Quipt Home Medical (QIPT) EVP exits in US$3.65-a-share buyout
Filing Impact
Filing Sentiment
Form Type
4
Rhea-AI Filing Summary
Quipt Home Medical Corp. executive Patrick Dennis Gamble has fully exited his equity position as part of the company’s cash acquisition. On March 16, 2026, he disposed of 60,057 Common Shares at US$3.65 per share in a disposition to the issuer under a plan of arrangement.
He also surrendered 15,000 stock options with a US$6.14 exercise price, which were cancelled for no consideration because the exercise price was at or above the US$3.65 cash deal value. Following these transactions, the filing shows he holds no remaining shares or options.
Positive
- None.
Negative
- None.
Insider Trade Summary
2 transactions reported
Mixed
2 txns
Insider
Gamble Patrick Dennis
Role
Exec. VP Operations
| Type | Security | Shares | Price | Value |
|---|---|---|---|---|
| Disposition | Stock Option (Right to Buy) | 15,000 | $0.00 | -- |
| Disposition | Common Shares | 60,057 | $3.65 | $219K |
Holdings After Transaction:
Stock Option (Right to Buy) — 0 shares (Direct);
Common Shares — 0 shares (Direct)
Footnotes (1)
- On March 16, 2026, 1567208 B.C. LTD, a company existing under the laws of British Columbia ("B.C. Purchaser"), and REM Aggregator, LLC, a Delaware limited liability company (individually, "REM Aggregator", and collectively with B.C. Purchaser ("Purchaser" or "Purchasers") acquired all of the issued and outstanding common shares (the "Shares") of Issuer under a plan of arrangement (the "Arrangement Agreement") pursuant to the Business Corporations Act (British Columbia) (the "BCBCA"). At the Effective Time (the "Effective Time") of the Arrangement Agreement each Share, other than any Shares held by shareholders who may properly exercised dissent rights under the BCBCA ("Dissenting Shareholders"), were deemed to be transferred to Purchaser in consideration for the right to receive a cash payment from the Purchaser in the amount equal to US$3.65, without interest. The Shares include restricted share units ("RSUs"), which RSUs outstanding immediately prior to the Effective Time (whether vested or unvested) were, without any further action by or on behalf of the holder of any such RSU, deemed to be transferred by such holder to Issuer in consideration for the right to receive a cash payment from Issuer in the amount equal to US$3.65, less any amounts Issuer is required to withhold for taxes, without interest. Each RSU is the economic equivalent of one Share. Pursuant to the terms of the Arrangement Agreement, immediately following the Effective Time, each option exercisable to acquire one or more Shares from the Issuer (an "Option"), outstanding immediately prior to the Effective Time (whether vested or unvested) were deemed to be unconditionally vested and exercisable and will, without any further action by or on behalf of a holder of the Option, deemed to be surrendered and transferred by such holder to the Issuer in consideration for the right to receive a cash payment from the Issuer in an amount equal to the excess, if any, of US$3.65 over the exercise price of such option, less any amounts the Issuer is required to withhold for taxes, without interest. Any option for which the exercise price is equal to or greater than US$3.65 will be cancelled for no consideration.
FAQ
What did Quipt Home Medical (QIPT) executive Patrick Dennis Gamble report in this Form 4?

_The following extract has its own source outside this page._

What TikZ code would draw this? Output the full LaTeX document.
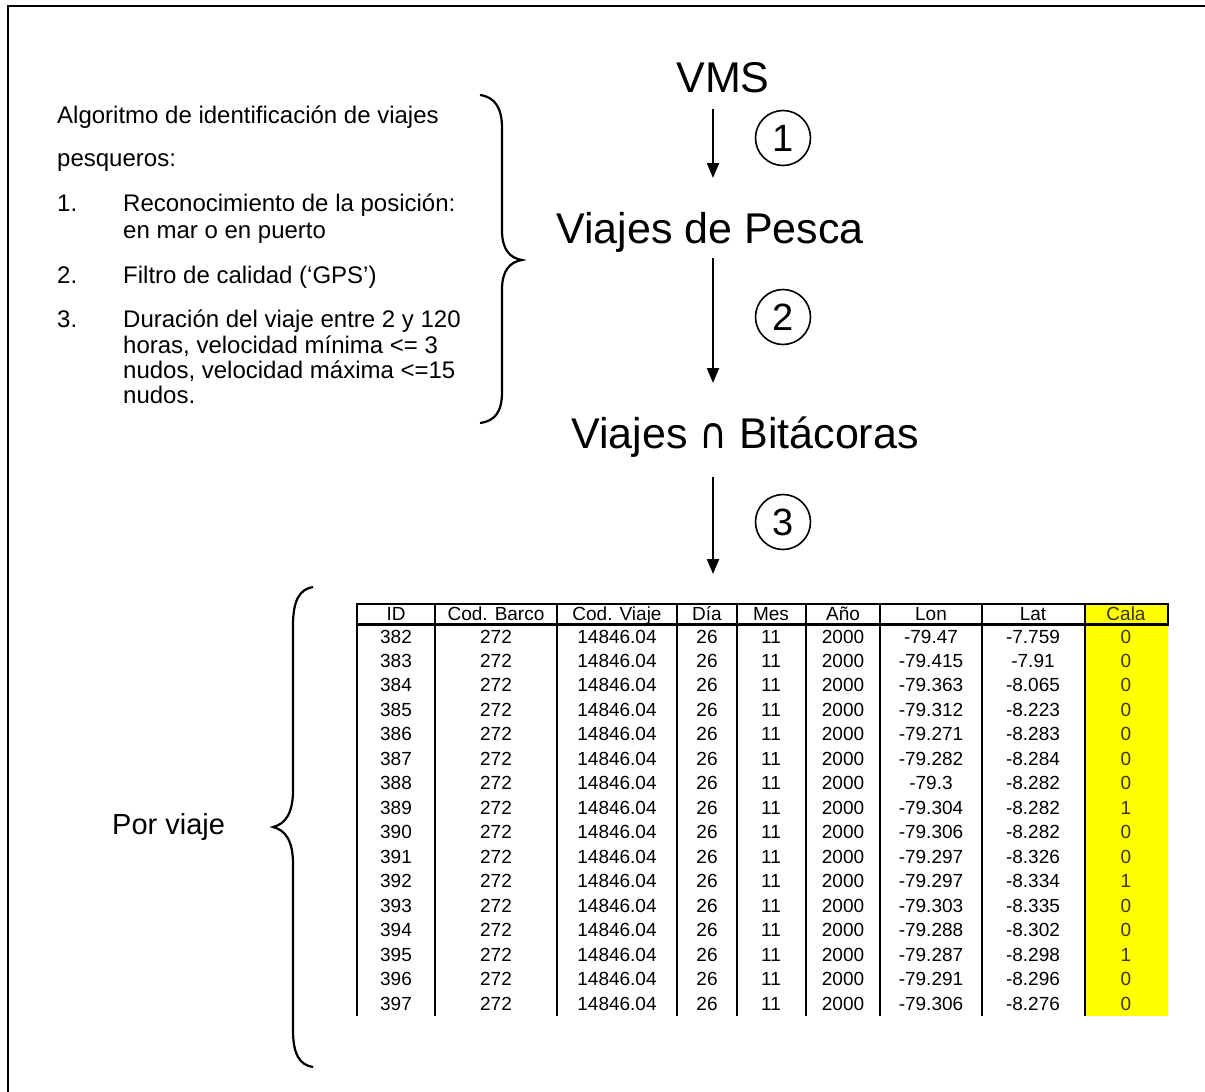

Patrick Dennis Gamble reported disposing of all his Quipt Home Medical equity interests. The filing shows his common shares were cashed out at US$3.65 per share and his stock options were surrendered or cancelled in connection with a plan of arrangement.
What happened to Patrick Dennis Gamble’s Quipt Home Medical (QIPT) stock options?
He surrendered 15,000 stock options with a US$6.14 exercise price in a disposition to the issuer. Under the arrangement terms, options with exercise prices at or above US$3.65 were cancelled for no consideration, so these options did not generate any cash payment.